[Start of Recorded information]

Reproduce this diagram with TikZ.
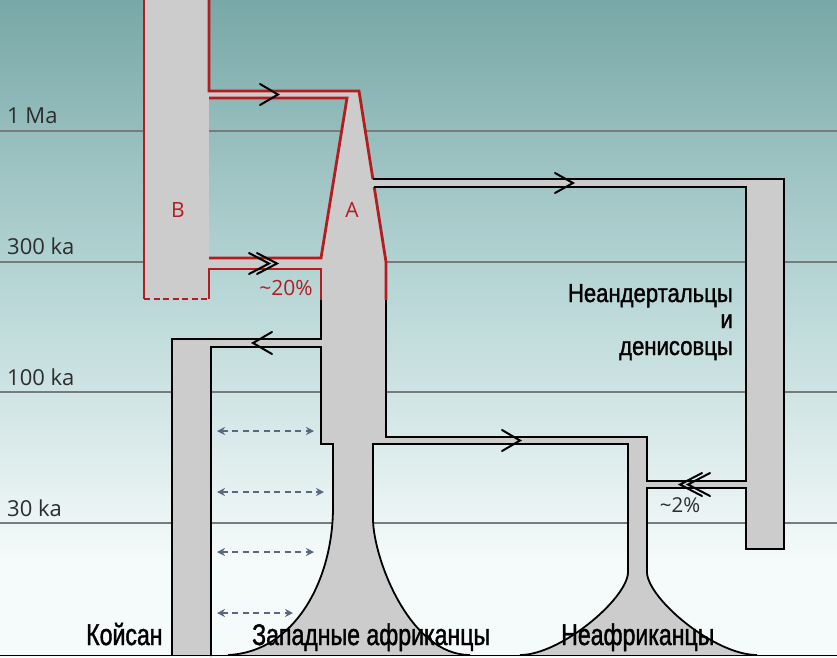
\documentclass[tikz,border=0pt]{standalone}
\usepackage{fontspec}
\setmainfont{Open Sans}
\newfontfamily\condfont[FakeStretch=0.77,FakeBold=1.3]{Liberation Sans}
\newfontfamily\condfontn[FakeStretch=0.85,FakeBold=1.3]{Liberation Sans}
\usetikzlibrary{arrows.meta}
\definecolor{bgtop}{RGB}{120,168,167}
\definecolor{bgmid}{RGB}{182,213,213}
\definecolor{bgbot}{RGB}{245,250,250}
\definecolor{popgrey}{RGB}{204,204,204}
\definecolor{archred}{RGB}{180,28,32}
\definecolor{timeline}{RGB}{118,124,124}
\definecolor{dasharr}{RGB}{88,104,128}
\definecolor{labelgrey}{RGB}{45,45,45}
\begin{document}
\begin{tikzpicture}[x=1pt,y=-1pt,
  outl/.style={black,line width=1.8pt,line join=miter},
  redl/.style={archred,line width=2.8pt,line join=miter},
  chevron/.style={black,line width=2pt,line cap=round,line join=miter},
  tline/.style={timeline,line width=1.3pt},
  migr/.style={dasharr,line width=2pt,dash pattern=on 6pt off 4.5pt,
    {Stealth[length=8pt,width=8pt]}-{Stealth[length=8pt,width=8pt]}},
  tlab/.style={labelgrey,font=\fontsize{22}{26}\selectfont,anchor=base west,inner sep=0pt},
  redlab/.style={archred,font=\fontsize{21}{24}\selectfont,inner sep=0pt},
  biglab/.style={black,font=\condfont\fontsize{30}{32}\selectfont,anchor=base west,inner sep=0pt},
  neanlab/.style={black,font=\condfontn\fontsize{26}{28}\selectfont,anchor=base east,inner sep=0pt}]
\useasboundingbox (0,0) rectangle (837,657);
\clip (0,0) rectangle (837,657);
% background
\shade[top color=bgtop,bottom color=bgbot,middle color=bgmid] (0,0) rectangle (837,560);
\fill[bgbot] (0,559) rectangle (837,657);
% time lines
\draw[tline] (0,131) -- (837,131);
\draw[tline] (0,262) -- (837,262);
\draw[tline] (0,392) -- (837,392);
\draw[tline] (0,523) -- (837,523);
\node[tlab] (t1) at (7,123) {1 Ma};
\node[tlab] (t2) at (7,254) {300 ka};
\node[tlab] (t3) at (7,385) {100 ka};
\node[tlab] (t4) at (7,516) {30 ka};
% grey population fills
\fill[popgrey] (144,-5) rectangle (209,299);
\fill[popgrey] (205,91) rectangle (355,98);
\fill[popgrey] (347,91) -- (359,91) -- (386,262) -- (386,444) -- (321,444) -- (321,258) -- (347,98) -- cycle;
\fill[popgrey] (205,258) rectangle (325,269);
\fill[popgrey] (370,179) rectangle (784,187);
\fill[popgrey] (746,179) rectangle (784,549);
\fill[popgrey] (644,481) rectangle (748,488);
\fill[popgrey] (172,339) rectangle (325,347);
\fill[popgrey] (172,339) rectangle (211,655);
\fill[popgrey] (380,437) rectangle (647,444);
\fill[popgrey] (333,440) -- (333,507) .. controls (333,580) and (295,652) .. (228,655)
   -- (470,655) .. controls (410,655) and (374,560) .. (373,520) -- (373,440) -- cycle;
\fill[popgrey] (628,437) -- (628,573) .. controls (626,600) and (560,655) .. (520,655)
   -- (757,655) .. controls (715,655) and (649,600) .. (647,573) -- (647,437) -- cycle;
% red archaic outlines
\draw[redl] (144,-5) -- (144,299);
\draw[redl,dash pattern=on 6pt off 3.5pt] (144,299) -- (209,299);
\draw[redl] (209,-5) -- (209,91) -- (359,91) -- (372.9,179);
\draw[redl] (374.2,187) -- (386,262) -- (386,300);
\draw[redl] (209,98) -- (347,98) -- (321,258) -- (209,258);
\draw[redl] (209,299) -- (209,269) -- (321,269) -- (321,300);
% black outlines
\draw[outl] (321,300) -- (321,339) -- (172,339) -- (172,656);
\draw[outl] (211,656) -- (211,347) -- (321,347) -- (321,444) -- (333,444) -- (333,507)
   .. controls (333,580) and (295,652) .. (228,655);
\draw[outl] (470,655) .. controls (410,655) and (374,560) .. (373,520) -- (373,444)
   -- (628,444) -- (628,573) .. controls (626,600) and (560,655) .. (520,655);
\draw[outl] (386,300) -- (386,437) -- (647,437) -- (647,481) -- (746,481) -- (746,187) -- (374.2,187);
\draw[outl] (372.9,179) -- (784,179) -- (784,549) -- (746,549) -- (746,488) -- (647,488) -- (647,573)
   .. controls (649,600) and (715,655) .. (757,655);
\draw[outl] (0,655.5) -- (837,655.5);
% flow chevrons
\draw[chevron] (260,84) -- (278,94.5) -- (260,105);
\draw[chevron] (249,253) -- (269,263.5) -- (249,274);
\draw[chevron] (257,253) -- (277,263.5) -- (257,274);
\draw[chevron] (555,173) -- (573,183) -- (555,193);
\draw[chevron] (272,332) -- (253,343) -- (272,354);
\draw[chevron] (502,430) -- (520,440.5) -- (502,451);
\draw[chevron] (702,473) -- (680,484.5) -- (702,496);
\draw[chevron] (710,473) -- (688,484.5) -- (710,496);
% gene flow between Khoisan and West Africans
\draw[migr] (217,431) -- (314,431);
\draw[migr] (217,492) -- (324,492);
\draw[migr] (217,552) -- (314,552);
\draw[migr] (217,613) -- (293,613);
% labels
\node[redlab] (lb) at (178,210) {B};
\node[redlab] (la) at (352,210) {A};
\node[redlab] (l20) at (286,288) {\textasciitilde20\%};
\node[labelgrey,font=\fontsize{20.5}{24}\selectfont,inner sep=0pt] (l2) at (680,505) {\textasciitilde2\%};
\node[neanlab] (n1) at (733,302) {Неандертальцы};
\node[neanlab] (n2) at (733,328) {и};
\node[neanlab] (n3) at (733,355) {денисовцы};
\node[biglab] (k) at (86,645) {Койсан};
\node[biglab] (w) at (252,645) {Западные африканцы};
\node[biglab] (na) at (561,645) {Неафриканцы};
\end{tikzpicture}
\end{document}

[End of Recorded information]

Task brief :: Reproduce the full listing above verbatim, with no pictures included.

Correct result ::
Reproduce this diagram with TikZ.
\documentclass[tikz,border=0pt]{standalone}
\usepackage{fontspec}
\setmainfont{Open Sans}
\newfontfamily\condfont[FakeStretch=0.77,FakeBold=1.3]{Liberation Sans}
\newfontfamily\condfontn[FakeStretch=0.85,FakeBold=1.3]{Liberation Sans}
\usetikzlibrary{arrows.meta}
\definecolor{bgtop}{RGB}{120,168,167}
\definecolor{bgmid}{RGB}{182,213,213}
\definecolor{bgbot}{RGB}{245,250,250}
\definecolor{popgrey}{RGB}{204,204,204}
\definecolor{archred}{RGB}{180,28,32}
\definecolor{timeline}{RGB}{118,124,124}
\definecolor{dasharr}{RGB}{88,104,128}
\definecolor{labelgrey}{RGB}{45,45,45}
\begin{document}
\begin{tikzpicture}[x=1pt,y=-1pt,
  outl/.style={black,line width=1.8pt,line join=miter},
  redl/.style={archred,line width=2.8pt,line join=miter},
  chevron/.style={black,line width=2pt,line cap=round,line join=miter},
  tline/.style={timeline,line width=1.3pt},
  migr/.style={dasharr,line width=2pt,dash pattern=on 6pt off 4.5pt,
    {Stealth[length=8pt,width=8pt]}-{Stealth[length=8pt,width=8pt]}},
  tlab/.style={labelgrey,font=\fontsize{22}{26}\selectfont,anchor=base west,inner sep=0pt},
  redlab/.style={archred,font=\fontsize{21}{24}\selectfont,inner sep=0pt},
  biglab/.style={black,font=\condfont\fontsize{30}{32}\selectfont,anchor=base west,inner sep=0pt},
  neanlab/.style={black,font=\condfontn\fontsize{26}{28}\selectfont,anchor=base east,inner sep=0pt}]
\useasboundingbox (0,0) rectangle (837,657);
\clip (0,0) rectangle (837,657);
% background
\shade[top color=bgtop,bottom color=bgbot,middle color=bgmid] (0,0) rectangle (837,560);
\fill[bgbot] (0,559) rectangle (837,657);
% time lines
\draw[tline] (0,131) -- (837,131);
\draw[tline] (0,262) -- (837,262);
\draw[tline] (0,392) -- (837,392);
\draw[tline] (0,523) -- (837,523);
\node[tlab] (t1) at (7,123) {1 Ma};
\node[tlab] (t2) at (7,254) {300 ka};
\node[tlab] (t3) at (7,385) {100 ka};
\node[tlab] (t4) at (7,516) {30 ka};
% grey population fills
\fill[popgrey] (144,-5) rectangle (209,299);
\fill[popgrey] (205,91) rectangle (355,98);
\fill[popgrey] (347,91) -- (359,91) -- (386,262) -- (386,444) -- (321,444) -- (321,258) -- (347,98) -- cycle;
\fill[popgrey] (205,258) rectangle (325,269);
\fill[popgrey] (370,179) rectangle (784,187);
\fill[popgrey] (746,179) rectangle (784,549);
\fill[popgrey] (644,481) rectangle (748,488);
\fill[popgrey] (172,339) rectangle (325,347);
\fill[popgrey] (172,339) rectangle (211,655);
\fill[popgrey] (380,437) rectangle (647,444);
\fill[popgrey] (333,440) -- (333,507) .. controls (333,580) and (295,652) .. (228,655)
   -- (470,655) .. controls (410,655) and (374,560) .. (373,520) -- (373,440) -- cycle;
\fill[popgrey] (628,437) -- (628,573) .. controls (626,600) and (560,655) .. (520,655)
   -- (757,655) .. controls (715,655) and (649,600) .. (647,573) -- (647,437) -- cycle;
% red archaic outlines
\draw[redl] (144,-5) -- (144,299);
\draw[redl,dash pattern=on 6pt off 3.5pt] (144,299) -- (209,299);
\draw[redl] (209,-5) -- (209,91) -- (359,91) -- (372.9,179);
\draw[redl] (374.2,187) -- (386,262) -- (386,300);
\draw[redl] (209,98) -- (347,98) -- (321,258) -- (209,258);
\draw[redl] (209,299) -- (209,269) -- (321,269) -- (321,300);
% black outlines
\draw[outl] (321,300) -- (321,339) -- (172,339) -- (172,656);
\draw[outl] (211,656) -- (211,347) -- (321,347) -- (321,444) -- (333,444) -- (333,507)
   .. controls (333,580) and (295,652) .. (228,655);
\draw[outl] (470,655) .. controls (410,655) and (374,560) .. (373,520) -- (373,444)
   -- (628,444) -- (628,573) .. controls (626,600) and (560,655) .. (520,655);
\draw[outl] (386,300) -- (386,437) -- (647,437) -- (647,481) -- (746,481) -- (746,187) -- (374.2,187);
\draw[outl] (372.9,179) -- (784,179) -- (784,549) -- (746,549) -- (746,488) -- (647,488) -- (647,573)
   .. controls (649,600) and (715,655) .. (757,655);
\draw[outl] (0,655.5) -- (837,655.5);
% flow chevrons
\draw[chevron] (260,84) -- (278,94.5) -- (260,105);
\draw[chevron] (249,253) -- (269,263.5) -- (249,274);
\draw[chevron] (257,253) -- (277,263.5) -- (257,274);
\draw[chevron] (555,173) -- (573,183) -- (555,193);
\draw[chevron] (272,332) -- (253,343) -- (272,354);
\draw[chevron] (502,430) -- (520,440.5) -- (502,451);
\draw[chevron] (702,473) -- (680,484.5) -- (702,496);
\draw[chevron] (710,473) -- (688,484.5) -- (710,496);
% gene flow between Khoisan and West Africans
\draw[migr] (217,431) -- (314,431);
\draw[migr] (217,492) -- (324,492);
\draw[migr] (217,552) -- (314,552);
\draw[migr] (217,613) -- (293,613);
% labels
\node[redlab] (lb) at (178,210) {B};
\node[redlab] (la) at (352,210) {A};
\node[redlab] (l20) at (286,288) {\textasciitilde20\%};
\node[labelgrey,font=\fontsize{20.5}{24}\selectfont,inner sep=0pt] (l2) at (680,505) {\textasciitilde2\%};
\node[neanlab] (n1) at (733,302) {Неандертальцы};
\node[neanlab] (n2) at (733,328) {и};
\node[neanlab] (n3) at (733,355) {денисовцы};
\node[biglab] (k) at (86,645) {Койсан};
\node[biglab] (w) at (252,645) {Западные африканцы};
\node[biglab] (na) at (561,645) {Неафриканцы};
\end{tikzpicture}
\end{document}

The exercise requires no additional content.